Kluzik-Rostkowska wie jak rozwiązać problem drogich podręczników: Winny być wieloletnie
Podręczniki są drogie, powinny być wieloletnie - podkreślała na czwartkowym spotkaniu z wydawcami minister edukacji Joanna Kluzik-Rostkowska. Wydawcy chcą stworzenia wspólnie z MEN grupy roboczej, która zajęłaby się m.in. dopracowaniem koncepcji reformy podręczników.
Spotkanie, w którym uczestniczyło kilkudziesięciu przedstawicieli wydawców, stanowiło kolejny etap trwających konsultacji społecznych projektu zmiany ustawy o systemie oświaty oraz ustawy o systemie informacji oświatowej. Projekt ten zakłada szereg zmian w dostępie do podręczników.
Udział w dyskusji wzięli przedstawiciele m.in. Wydawnictw Szkolnych i Pedagogicznych, Sekcji Wydawców Edukacyjnych Polskiej Izby Książki, wydawnictwa Didasko, Grupy Edukacyjnej oraz wydawnictw specjalizujących się w podręcznikach do nauki języków obcych.
"Tutaj nie chodzi o wizerunek, tylko o trwałą zmianę na rynku podręczników" - mówiła Kluzik-Rostkowska, cytowana w komunikacie przesłanym PAP przez MEN po spotkaniu.

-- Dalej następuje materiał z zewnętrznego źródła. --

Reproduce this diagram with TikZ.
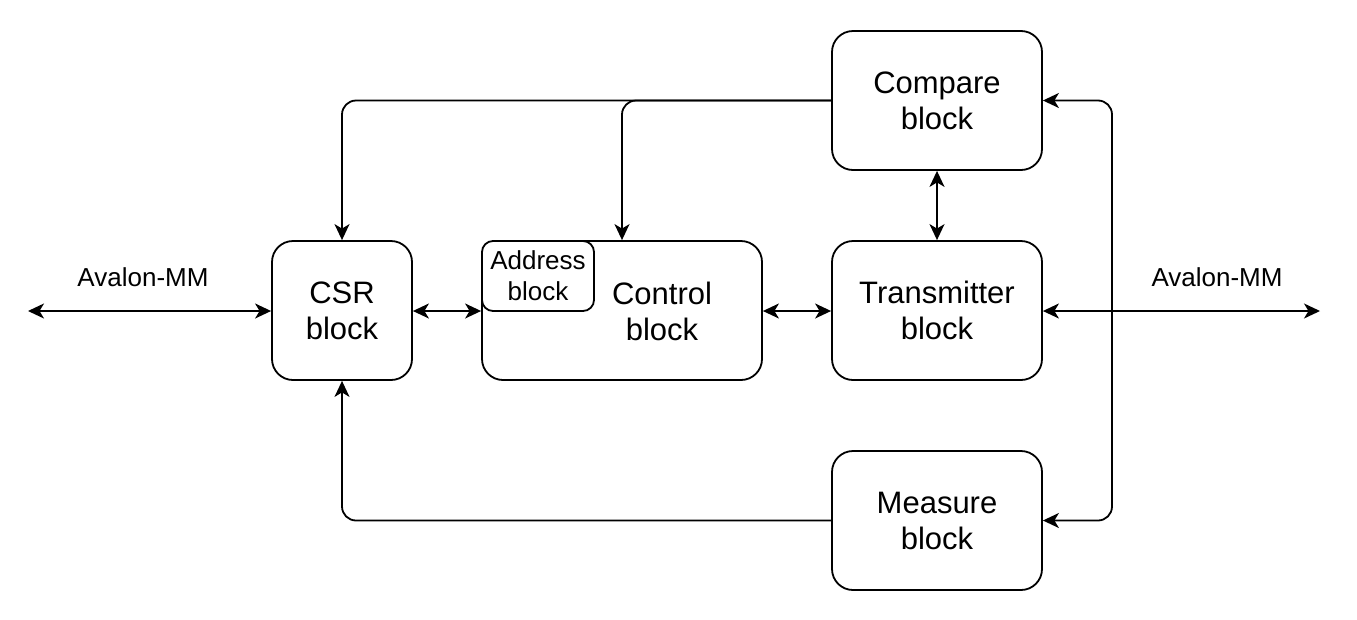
\documentclass[tikz,border=0pt]{standalone}
\usepackage{fontspec}
\setmainfont{Liberation Sans}
\usetikzlibrary{arrows.meta}
\begin{document}
\begin{tikzpicture}[x=1pt,y=-1pt,
  blk/.style={draw, line width=1.8pt, rounded corners=21pt, align=center, inner sep=0pt,
    font=\fontsize{31}{36}\selectfont},
  sub/.style={draw, fill=white, line width=1.8pt, rounded corners=11pt, align=center, inner sep=0pt,
    font=\fontsize{26}{31}\selectfont},
  lbl/.style={font=\fontsize{26}{31}\selectfont, inner sep=0pt},
  conn/.style={line width=1.8pt, rounded corners=14pt},
  tip/.style={-{Stealth[length=16pt,width=15pt,inset=4.5pt]}},
  dtip/.style={{Stealth[length=16pt,width=15pt,inset=4.5pt]}-{Stealth[length=16pt,width=15pt,inset=4.5pt]}}
]
\useasboundingbox (0,0) rectangle (1357,619);
\node[blk, minimum width=140pt, minimum height=139pt] (csr) at (342,310.5) {CSR\\block};
\node[blk, minimum width=280pt, minimum height=139pt] (ctrl) at (622,310.5) {};
\node[font=\fontsize{31}{36}\selectfont, align=center, inner sep=0pt] (ctrltxt) at (662,311) {Control\\block};
\node[sub, minimum width=112pt, minimum height=70pt] (addr) at (538,276) {Address\\block};
\node[blk, minimum width=210pt, minimum height=139pt] (trans) at (937,310.5) {Transmitter\\block};
\node[blk, minimum width=210pt, minimum height=139pt] (comp) at (937,100.5) {Compare\\block};
\node[blk, minimum width=210pt, minimum height=139pt] (meas) at (937,520.5) {Measure\\block};
\node[lbl] (avl) at (143,277) {Avalon-MM};
\node[lbl] (avr) at (1217,277) {Avalon-MM};
\coordinate (L) at (28,311);
\coordinate (R) at (1320,311);
\coordinate (bus) at (1112,311);
\draw[conn,dtip] (L) -- (csr.west |- L);
\draw[conn,dtip] (csr.east |- L) -- (ctrl.west |- L);
\draw[conn,dtip] (ctrl.east |- L) -- (trans.west |- L);
\draw[conn,dtip] (trans.east |- L) -- (R);
\draw[conn,tip] (comp.west) -| (csr.north);
\draw[conn,tip] (comp.west) -| (ctrl.north);
\draw[conn,dtip] (comp.south) -- (trans.north);
\draw[conn,tip] (bus) |- (comp.east);
\draw[conn,tip] (bus) |- (meas.east);
\draw[conn,tip] (meas.west) -| (csr.south);
\end{tikzpicture}
\end{document}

"Bardzo nam zależy na utrzymaniu wysokiej jakości polskiej edukacji" - podkreślała minister. "Proponowane przez nas zmiany zostawiają dużo miejsca na autorskie programy nauczycieli. Z przygotowywanym w MEN podręcznikiem zarówno uczniowie, jak i nauczyciele będą mogli zapoznać się przed wakacjami" - powiedziała.
Po wejściu w życie zaprojektowanych w ministerstwie zmian, podręczniki - z punktu widzenia rodziców - będą darmowe. We wrześniu tego roku uczeń pierwszej klasy szkoły podstawowej otrzyma bezpłatny podręcznik do edukacji polonistycznej, matematycznej, przyrodniczej i społecznej. Szkoła otrzyma natomiast dotację celową na zakup dla niego materiałów ćwiczeniowych oraz podręcznika do nauki języka obcego.
W kolejnych latach z dotacji finansowane będę podręczniki i ćwiczenia dla uczniów starszych klas. Dzięki zmianom przygotowanym w MEN wszystkie podręczniki mają być wieloletnie. Zmieni się tryb ich wyboru. Każdy podręcznik będzie można kupić pojedynczo, a wydawców obejmie zakaz oferowania szkołom i nauczycielom korzyści w zamian za dokonanie wyboru danego podręcznika.
Wydawcy edukacyjni postulują stworzenie wspólnie z MEN grupy roboczej, która zajęłaby się przygotowaniem szczegółowych rozwiązań dotyczących finansowania materiałów edukacyjnych oraz dopracowaniem koncepcji reformy podręczników. Jest to jedna z propozycji, które padły na czwartkowym spotkaniu w MEN w ramach konsultacji projektu nowelizacji ustawy oświatowej.
Działalność grupy, ze względu na dobro polskiej edukacji, powinna rozpocząć się jak najszybciej - zaapelowała w przesłanym PAP oświadczeniu Sekcja Wydawców Edukacyjnych Polskiej Izby Książki.
W ocenie wydawców zapisy ustawy należy zmodyfikować, może ona bowiem ograniczyć dostęp uczniów, nauczycieli i rodziców do profesjonalnych materiałów edukacyjnych.
"Celem działań i propozycji Sekcji Wydawców Edukacyjnych Polskiej Izby Książki jest rozwiązanie, które zmniejszy obciążenia wszystkich rodziców i zachowa mechanizmy rynkowe jako gwarancję jakości poprzez konkurencyjność" - zaznaczono w oświadczeniu.
"Zaproponowany przez MEN mechanizm dotacji, których wysokość powinna zostać urealniona ze względu na rzeczywiste potrzeby uczniów, powinien obejmować trzy grupy materiałów edukacyjnych (podręczniki, materiały ćwiczeniowe, podręczniki do języków obcych i ew. ćwiczenia do jęz. obcych) na każdym etapie obowiązkowej edukacji" - wymieniają wydawcy w piśmie.
Zwracają uwagę, że "propozycja ministerstwa wprowadza odrębne rozwiązania dla edukacji wczesnoszkolnej - darmowy podręcznik rządowy i konieczność finansowania przez gminy ze środków własnych podręczników profesjonalnych wydawnictw".